In this series, I will be sharing some key wagon staplers – tools that I believe are essential to keeping one stapled to the wagon – because we all have the potential to fall off the wagon – these wagon staples’ will help keep you on the wagon even in your moments of weakness!

Part Two Have a budget AND follow it!

There is nothing more important to remaining on the wagon than to prepare a written plan for every single dollar you are expecting to receive.   Whether you choose to plan your spending every week, once a month (my favorite!), or once per quarter – the importance of this activity simply can not be overstated!

I have discovered a key fact that the following formula is true for every single one of us:

INCOME – OUTGO = EXACTLY ZERO

Regardless of whether one earns $400/month or $40,000/month, you will not prosper if you spend more than you make.

The act of planning forces one to recognize that this fact is true and helps staple us to the wagon!

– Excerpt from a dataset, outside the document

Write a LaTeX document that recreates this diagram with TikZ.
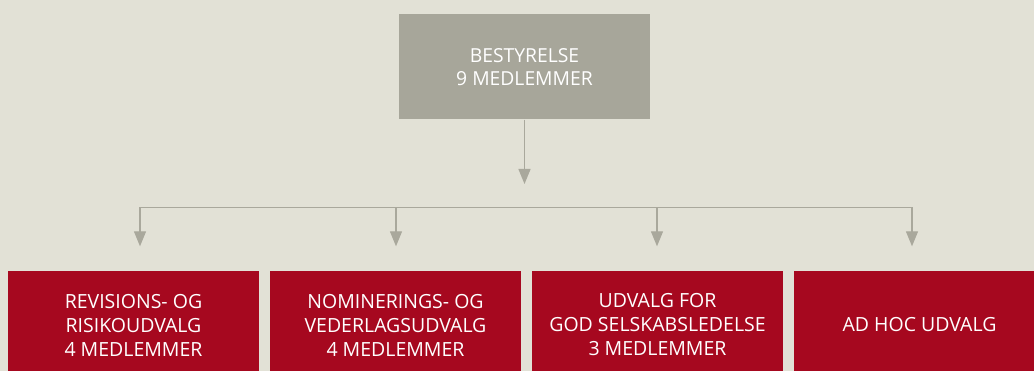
\documentclass[tikz,border=0pt]{standalone}
\usepackage{fontspec}
\setmainfont{Open Sans}
\usetikzlibrary{arrows.meta}
\definecolor{bgc}{HTML}{E2E1D6}
\definecolor{boardc}{HTML}{A7A69A}
\definecolor{redc}{HTML}{A6081F}
\definecolor{linec}{HTML}{A9A89C}
\tikzset{
  board/.style={fill=boardc, draw=none, minimum width=251pt, minimum height=105.5pt, inner sep=0pt, align=center, text=white, font=\fontsize{19.3}{23}\selectfont},
  cmte/.style={fill=redc, draw=none, minimum width=251pt, minimum height=108pt, inner sep=0pt, align=center, text=white, font=\fontsize{19.5}{24}\selectfont},
  conn/.style={draw=linec, line width=1.3pt},
  arr/.style={conn, -{Triangle[width=12pt,length=15pt]}}
}
\begin{document}
\begin{tikzpicture}[x=1pt,y=-1pt]
\useasboundingbox (0,0) rectangle (1034,371);
\fill[bgc] (0,0) rectangle (1034,371);
\clip (0,0) rectangle (1034,371);
\node[board] (top) at (524.5,66.75) {BESTYRELSE\\9 MEDLEMMER};
\coordinate (topend) at (top.south |- 0,184);
\draw[arr] (top.south) -- (topend);
\node[cmte] (c1) at (133.5,325) {REVISIONS- OG\\RISIKOUDVALG\\4 MEDLEMMER};
\node[cmte] (c2) at (395.5,325) {NOMINERINGS- OG\\VEDERLAGSUDVALG\\4 MEDLEMMER};
\node[cmte] (c3) at (657.5,325) {UDVALG FOR\\GOD SELSKABSLEDELSE\\3 MEDLEMMER};
\node[cmte] (c4) at (919.5,325) {AD HOC UDVALG};
\coordinate (b1) at (140,207.3);
\coordinate (b2) at (396,207.3);
\coordinate (b3) at (657,207.3);
\coordinate (b4) at (912,207.3);
\draw[conn] (b1) -- (b4);
\foreach \i in {1,2,3,4}{
  \draw[arr] (b\i) -- ++(0,39);
}
\end{tikzpicture}
\end{document}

Application in my own life – I have prepared a written spending plan with my bride every single month since July 2003.   I can not imagine operating my life without this plan.   It has allowed me to fire myself from Corporate America and pursue this dream of helping others accomplish far more than they ever thought possible.   It has brought a new level of unity to my marriage.   Our planning has ensured that our children’s college is funded and that we will be able to retire well someday.

Helpful tools and resources

  • We have some AWESOME & FREE budget tools located HERE.
  • Book: I Was Broke. Now I’m Not. – my story and I teach the exact tools that my bride and I used!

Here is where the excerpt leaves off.